Show only lines that include "matplotlib".

--- START OF Material ---

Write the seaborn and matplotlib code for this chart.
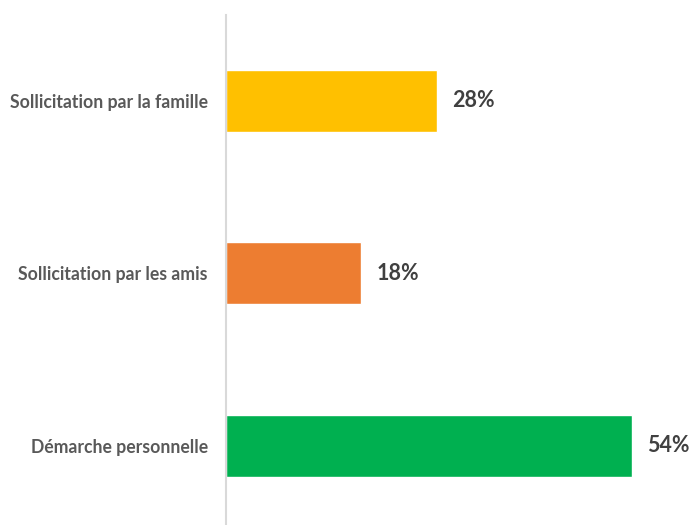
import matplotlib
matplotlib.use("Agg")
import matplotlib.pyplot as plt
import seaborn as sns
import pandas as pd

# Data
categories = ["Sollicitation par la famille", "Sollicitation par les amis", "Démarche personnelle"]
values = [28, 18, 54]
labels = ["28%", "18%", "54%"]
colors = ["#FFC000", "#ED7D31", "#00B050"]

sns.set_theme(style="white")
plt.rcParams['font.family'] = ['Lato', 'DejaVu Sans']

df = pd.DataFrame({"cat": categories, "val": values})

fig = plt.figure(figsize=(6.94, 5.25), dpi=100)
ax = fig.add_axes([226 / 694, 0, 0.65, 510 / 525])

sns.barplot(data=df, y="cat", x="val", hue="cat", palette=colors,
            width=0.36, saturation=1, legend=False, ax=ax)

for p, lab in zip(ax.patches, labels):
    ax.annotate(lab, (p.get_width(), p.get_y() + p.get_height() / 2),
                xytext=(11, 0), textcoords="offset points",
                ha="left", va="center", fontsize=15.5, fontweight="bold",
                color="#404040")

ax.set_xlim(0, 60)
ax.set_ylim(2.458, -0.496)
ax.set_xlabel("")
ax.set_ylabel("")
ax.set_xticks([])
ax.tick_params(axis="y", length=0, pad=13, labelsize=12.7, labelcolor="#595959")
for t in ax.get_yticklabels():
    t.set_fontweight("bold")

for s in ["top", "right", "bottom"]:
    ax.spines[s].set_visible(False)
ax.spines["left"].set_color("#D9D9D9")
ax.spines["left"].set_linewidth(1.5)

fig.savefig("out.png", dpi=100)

--- END OF Material ---

Final result
Write the seaborn and matplotlib code for this chart.
import matplotlib
matplotlib.use("Agg")
import matplotlib.pyplot as plt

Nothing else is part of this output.